Most fisherman will use plastic worms to try to catch large-mouth bass. These are easily stuck to your line by poking your hook through the plastic. Drape the worm around the hook so it appears to be grasping the hook as you cast your line. This will be more attractive to a fish than a floppy worm that looks as if it perished. Plastic worms are used in areas where brush and weeds are present in the water.
Crankbait lures are made from hard plastic formed to look like a small fish. They are often painted in a shimmering color to attract attention while glistening in the sunlight. These are meant to be used in areas with no terrain at all, as they can become intertwined in weeds, possibly breaking your fishing line. Crankbaits have several varieties, including fake minnows, top water lures which stay on the surface of the water, and swimming baits which move side to side in the water.

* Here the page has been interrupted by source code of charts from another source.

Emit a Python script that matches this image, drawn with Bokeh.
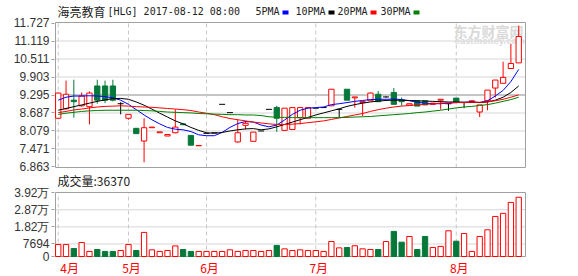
from bokeh.plotting import figure
from bokeh.models import Range1d, FixedTicker, NumeralTickFormatter, ColumnDataSource
from bokeh.core.properties import value
from bokeh.embed import file_html
from bokeh.resources import INLINE

# ---------------- data ----------------
open_ = [8.51, 8.83, 9.12, 8.93, 8.90, 9.60, 9.60, 9.60, 9.00, 8.51,
         8.17, 7.74, 8.19, 8.02, 7.91, 8.02, 8.32, 7.93, 7.58, 8.00,
         8.02, 8.98, 8.70, 7.71, 8.27, 7.73, 8.08, 8.81, 8.87, 8.10,
         8.13, 8.53, 8.51, 8.85, 8.87, 8.93, 8.81, 9.49, 9.20, 9.04,
         9.10, 9.32, 9.23, 9.38, 9.12, 8.95, 9.10, 9.10, 8.98, 9.12,
         9.00, 9.19, 9.04, 9.07, 8.72, 9.10, 9.53, 9.69, 10.19, 10.38]
close = [9.36, 9.32, 9.07, 9.26, 9.36, 9.12, 9.12, 9.12, 9.00, 8.64,
         7.99, 8.19, 8.21, 8.05, 7.96, 8.21, 8.29, 7.60, 7.59, 8.00,
         8.02, 8.98, 8.70, 8.02, 8.34, 8.04, 8.08, 8.81, 8.51, 8.85,
         8.87, 8.87, 8.87, 8.85, 8.87, 9.49, 8.81, 9.12, 9.23, 9.07,
         9.36, 9.07, 9.23, 8.98, 9.07, 9.00, 8.92, 8.96, 9.02, 9.15,
         9.00, 9.04, 9.04, 9.10, 8.96, 9.46, 9.80, 9.89, 10.36, 11.27]
high = [9.38, 9.78, 9.81, 9.38, 9.42, 9.81, 9.78, 9.81, 9.05, 8.64,
        8.17, 8.51, 8.21, 8.05, 7.96, 8.81, 8.32, 7.93, 7.59, 8.00,
        8.02, 8.98, 8.70, 8.47, 8.42, 8.04, 8.08, 8.81, 8.93, 8.85,
        8.87, 8.87, 8.87, 8.85, 8.87, 9.49, 8.81, 9.49, 9.23, 9.07,
        9.38, 9.43, 9.25, 9.53, 9.21, 9.00, 9.10, 9.10, 9.02, 9.15,
        9.00, 9.19, 9.04, 9.10, 8.96, 9.46, 9.80, 10.42, 11.02, 11.64]
low = [8.48, 8.80, 8.53, 8.90, 8.30, 9.00, 9.02, 9.08, 8.64, 8.46,
       7.99, 7.02, 8.19, 8.02, 7.91, 8.00, 8.29, 7.60, 7.58, 8.00,
       8.02, 8.98, 8.70, 7.68, 8.13, 7.73, 8.08, 8.81, 8.05, 8.08,
       8.13, 8.30, 8.51, 8.85, 8.87, 8.93, 8.53, 9.12, 8.87, 8.58,
       9.10, 9.07, 9.20, 8.98, 8.93, 8.93, 8.92, 8.96, 8.98, 8.80,
       8.76, 9.04, 8.85, 9.07, 8.55, 8.78, 9.21, 9.69, 10.19, 10.38]
volume = [7400, 7400, 4900, 8600, 3100, 4300, 3100, 3100, 3700, 7400,
          3700, 14800, 4100, 3100, 3700, 6500, 4300, 3100, 3100, 3100,
          3100, 3100, 4100, 3100, 3700, 3700, 3100, 3700, 6800, 4700,
          3700, 4100, 3700, 3700, 3100, 9200, 5300, 5500, 6600, 4700,
          4300, 4300, 9200, 15400, 8800, 12300, 4300, 12300, 5500, 6200,
          15800, 9400, 14100, 3100, 12300, 16400, 24600, 26500, 33200, 36370]
ma5 = [9.12, 9.22, 9.26, 9.26, 9.27, 9.26, 9.24, 9.20, 9.12, 8.98,
       8.80, 8.62, 8.46, 8.32, 8.20, 8.14, 8.12, 8.06, 7.95, 7.92,
       7.92, 8.03, 8.20, 8.33, 8.40, 8.38, 8.28, 8.22, 8.28, 8.45,
       8.64, 8.78, 8.85, 8.87, 8.89, 8.97, 9.00, 9.04, 9.08, 9.11,
       9.14, 9.15, 9.15, 9.16, 9.14, 9.10, 9.05, 9.02, 9.00, 9.00,
       9.02, 9.04, 9.05, 9.06, 9.04, 9.10, 9.26, 9.45, 9.75, 10.16]
ma10 = [8.78, 8.84, 8.90, 8.96, 9.02, 9.08, 9.13, 9.17, 9.18, 9.15,
        9.06, 8.95, 8.82, 8.68, 8.55, 8.42, 8.32, 8.20, 8.10, 8.02,
        8.00, 8.03, 8.08, 8.12, 8.15, 8.16, 8.12, 8.15, 8.22, 8.30,
        8.38, 8.46, 8.54, 8.62, 8.69, 8.76, 8.83, 8.91, 8.97, 9.02,
        9.06, 9.09, 9.11, 9.12, 9.12, 9.11, 9.10, 9.09, 9.08, 9.07,
        9.06, 9.06, 9.05, 9.05, 9.04, 9.06, 9.12, 9.22, 9.38, 9.60]
ma20 = [8.70, 8.74, 8.79, 8.82, 8.86, 8.89, 8.91, 8.92, 8.93, 8.92,
        8.90, 8.89, 8.88, 8.86, 8.84, 8.82, 8.80, 8.77, 8.72, 8.68,
        8.63, 8.56, 8.50, 8.46, 8.42, 8.38, 8.35, 8.32, 8.30, 8.30,
        8.31, 8.33, 8.36, 8.39, 8.42, 8.47, 8.52, 8.57, 8.62, 8.67,
        8.74, 8.80, 8.85, 8.89, 8.92, 8.94, 8.96, 8.98, 9.00, 9.02,
        9.03, 9.04, 9.04, 9.05, 9.05, 9.06, 9.10, 9.15, 9.22, 9.30]
ma30 = [8.64, 8.68, 8.71, 8.74, 8.76, 8.77, 8.78, 8.78, 8.78, 8.78,
        8.78, 8.77, 8.76, 8.74, 8.72, 8.71, 8.70, 8.69, 8.67, 8.66,
        8.65, 8.64, 8.63, 8.63, 8.62, 8.62, 8.60, 8.56, 8.54, 8.54,
        8.53, 8.53, 8.53, 8.53, 8.53, 8.53, 8.53, 8.54, 8.55, 8.56,
        8.57, 8.59, 8.61, 8.63, 8.65, 8.67, 8.70, 8.72, 8.75, 8.78,
        8.82, 8.86, 8.89, 8.91, 8.94, 8.97, 9.02, 9.08, 9.14, 9.22]
month_labels = ["4月", "5月", "6月", "7月", "8月"]
month_starts = [0, 9, 19, 33, 51]
price_ticks = [6.863, 7.471, 8.079, 8.687, 9.295, 9.903, 10.511, 11.119, 11.727]
vol_ticks = [0, 7694, 18200, 28700, 39200]
vol_tick_labels = ["0", "7694", "1.82万", "2.87万", "3.92万"]
stock_name = "海亮教育"
stock_info = "[HLG] 2017-08-12 08:00"
ma_names = ["5PMA", "10PMA", "20PMA", "30PMA"]
ma_series = [ma5, ma10, ma20, ma30]

# ---------------- styles ----------------
W, H = 578, 276
RED = "#ff0000"
GREEN = "#06793a"
BLACK = "#000000"
MA_COLORS = ["#0000ff", "#000000", "#ff0000", "#008000"]
FRAME = "#a0a0a0"
GRID = "#d6d6d6"
DASH = "#c8c8c8"
TXT = "#222222"
CJK = "Noto Sans CJK SC"
MONO = "DejaVu Sans Mono"
BW = 0.68

# ---------------- panel geometry (page pixels) ----------------
PX_L, PX_R = 55, 525                 # both panels, left / right edge
P_TOP, P_BOT = 22, 167               # price panel
V_TOP, V_BOT = 192, 256              # volume panel
X_LO, X_HI = -0.35, 59.87            # x extent shown in the panels
P_LO, P_HI = 6.846, 11.744           # price extent shown
V_LO, V_HI = 0, 39300                # volume extent shown
FL, FR = PX_L - 1, PX_R + 1          # drawing frame, 1px outside the panels

xpp = (X_HI - X_LO) / (PX_R - PX_L)
ppp = (P_HI - P_LO) / (P_BOT - P_TOP)
vpp = (V_HI - V_LO) / (V_BOT - V_TOP)
x_range = Range1d(X_LO - (PX_L - FL) * xpp, X_HI + (FR - PX_R) * xpp)
p_range = Range1d(P_LO - (H - P_BOT) * ppp, P_HI + P_TOP * ppp)
v_range = Range1d(V_LO - (H - V_BOT) * vpp, V_HI + V_TOP * vpp)


def vol_as_price(vv):
    """Position of a volume value, expressed on the price scale (for the shared left axis)."""
    px = V_BOT - (vv - V_LO) / vpp
    return P_LO + (P_BOT - px) * ppp


n = len(close)
idx = list(range(n))
up_i = [i for i in idx if close[i] > open_[i]]
dn_i = [i for i in idx if close[i] < open_[i]]
fl_i = [i for i in idx if close[i] == open_[i]]


def src(ids):
    return ColumnDataSource(dict(
        x=ids,
        o=[open_[i] for i in ids], h=[high[i] for i in ids],
        l=[low[i] for i in ids], c=[close[i] for i in ids],
        v=[volume[i] for i in ids]))


up_s, dn_s, fl_s = src(up_i), src(dn_i), src(fl_i)
vol_red = src(up_i + fl_i)

p = figure(width=W, height=H, x_range=x_range, y_range=p_range, title=None,
           output_backend="svg", toolbar_location=None, x_axis_location=None,
           min_border_left=FL, min_border_right=W - FR, min_border_top=0, min_border_bottom=0)
p.extra_y_ranges = {"vol": v_range, "px": Range1d(H, 0)}
p.extra_x_ranges = {"px": Range1d(FL, FR)}
p.grid.visible = False
p.outline_line_color = None
p.background_fill_color = "white"

# ---------------- left axis (price + volume labels) ----------------
vol_pos = [vol_as_price(t) for t in vol_ticks]
ax = p.yaxis[0]
ax.ticker = FixedTicker(ticks=price_ticks + vol_pos)
ax.formatter = NumeralTickFormatter(format="0.000")
ax.major_label_overrides = {pos: lab for pos, lab in zip(vol_pos, vol_tick_labels)}
ax.major_label_text_font = "Liberation Sans"
ax.major_label_text_font_size = "12px"
ax.major_label_text_color = "#333333"
ax.axis_line_color = None
ax.major_tick_line_color = FRAME
ax.major_tick_out = 3
ax.major_tick_in = 0
ax.minor_tick_line_color = None
ax.major_label_standoff = 2

# ---------------- grids ----------------
inner_p = price_ticks[1:-1]
p.segment(x0=X_LO, x1=X_HI, y0=inner_p, y1=inner_p, line_color=GRID)
mid = price_ticks[len(price_ticks) // 2]
p.segment(x0=X_LO, x1=X_HI, y0=mid, y1=mid, line_color=FRAME)
inner_v = vol_ticks[1:-1]
p.segment(x0=X_LO, x1=X_HI, y0=inner_v, y1=inner_v, line_color=GRID, y_range_name="vol")
p.segment(x0=month_starts, x1=month_starts, y0=P_LO, y1=P_HI, line_color=DASH, line_dash="4 3")
p.segment(x0=month_starts, x1=month_starts, y0=V_LO, y1=V_HI, line_color=DASH, line_dash="4 3",
          y_range_name="vol")

# watermark
p.text(x=[453], y=[30], text=["东方财富网"], text_font=value(CJK), text_font_size="14px",
       text_font_style="bold", text_color="#d9d9d9", text_baseline="middle",
       x_range_name="px", y_range_name="px")
p.text(x=[454], y=[41], text=["eastmoney.com"], text_font=value("DejaVu Sans"),
       text_font_size="8px", text_font_style="bold", text_color="#dddddd",
       text_baseline="middle", x_range_name="px", y_range_name="px")

# panel borders
p.quad(left=X_LO, right=X_HI, bottom=P_LO, top=P_HI, fill_color=None, line_color=FRAME)
p.quad(left=X_LO, right=X_HI, bottom=V_LO, top=V_HI, fill_color=None, line_color=FRAME,
       y_range_name="vol")

# ---------------- candles ----------------
p.segment(x0="x", y0="h", x1="x", y1="c", source=up_s, line_color=RED)
p.segment(x0="x", y0="o", x1="x", y1="l", source=up_s, line_color=RED)
p.vbar(x="x", top="c", bottom="o", width=BW, source=up_s, fill_color="white", line_color=RED)
p.segment(x0="x", y0="h", x1="x", y1="l", source=dn_s, line_color=GREEN)
p.vbar(x="x", top="o", bottom="c", width=BW, source=dn_s, fill_color=GREEN, line_color=GREEN)
p.segment(x0="x", y0="h", x1="x", y1="l", source=fl_s, line_color=BLACK)
p.scatter(x="x", y="c", source=fl_s, marker="dash", size=6, line_color=BLACK)

for ser, col in zip(ma_series, MA_COLORS):
    p.line(idx, ser, line_color=col, line_width=1)

# ---------------- volume bars ----------------
p.vbar(x="x", top="v", bottom=V_LO, width=BW, source=vol_red, fill_color="white",
       line_color=RED, y_range_name="vol")
p.vbar(x="x", top="v", bottom=V_LO, width=BW, source=dn_s, fill_color=GREEN,
       line_color=GREEN, y_range_name="vol")

# ---------------- texts ----------------
p.text(x=[57], y=[11], text=[stock_name], text_font=value(CJK), text_font_size="12px",
       text_color=TXT, text_baseline="middle", x_range_name="px", y_range_name="px")
p.text(x=[107], y=[11], text=[stock_info], text_font=value(MONO), text_font_size="10px",
       text_color=TXT, text_baseline="middle", x_range_name="px", y_range_name="px")
legend_x = [255, 295, 337, 380]
p.text(x=legend_x, y=[11] * 4, text=ma_names, text_font=value(MONO), text_font_size="10px",
       text_color=TXT, text_baseline="middle", x_range_name="px", y_range_name="px")
p.rect(x=[lx + len(nm) * 6 + 6 for lx, nm in zip(legend_x, ma_names)], y=[12] * 4,
       width=6, height=4, width_units="screen", height_units="screen",
       fill_color=MA_COLORS, line_color=None, x_range_name="px", y_range_name="px")

p.text(x=[57], y=[180], text=["成交量:" + str(volume[-1])], text_font=value(CJK),
       text_font_size="12px", text_color=TXT, text_baseline="middle",
       x_range_name="px", y_range_name="px")

p.text(x=month_starts[:1], y=[267], text=month_labels[:1], text_font=value(CJK),
       text_font_size="12px", text_color=RED, text_baseline="middle",
       text_align="left", x_offset=2, y_range_name="px")
p.text(x=month_starts[1:], y=[267] * (len(month_starts) - 1), text=month_labels[1:],
       text_font=value(CJK), text_font_size="12px", text_color=RED,
       text_baseline="middle", text_align="center", x_offset=3, y_range_name="px")

open("out.html", "w").write(file_html(p, INLINE))
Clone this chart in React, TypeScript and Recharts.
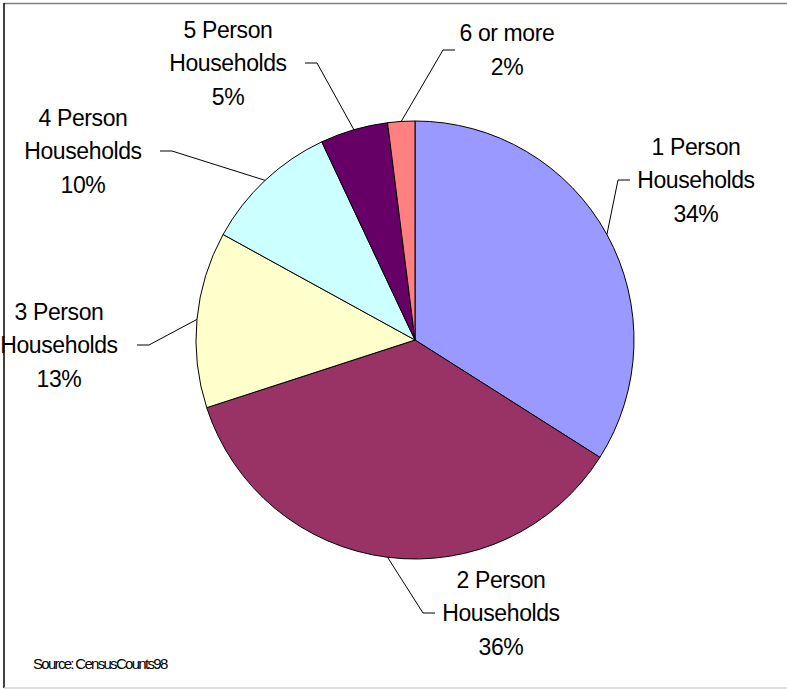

If you are going to be fishing in a rocky area, using a spinnerbait is best. This type of lure will bounce off of rocks with ease, while pivoting on a spinning base to attract fish. This is a hardy bait that is meant to be cast so it moves around after hitting craggy terrain. The bait base resembles a safety-pin and is attached to a single hook. It has a weighted end and will be adorned with feathers or other wispy material. This bait is often used in streams where there are plenty of rocks.
Jig baits consist of a hook attached to a small plastic fish head. The head is usually round or triangular to mimic other small fish in the area. This bait is great for marshy or weeded areas. Jigs are usually cast at short distances to attract bass that scout for food near the shoreline.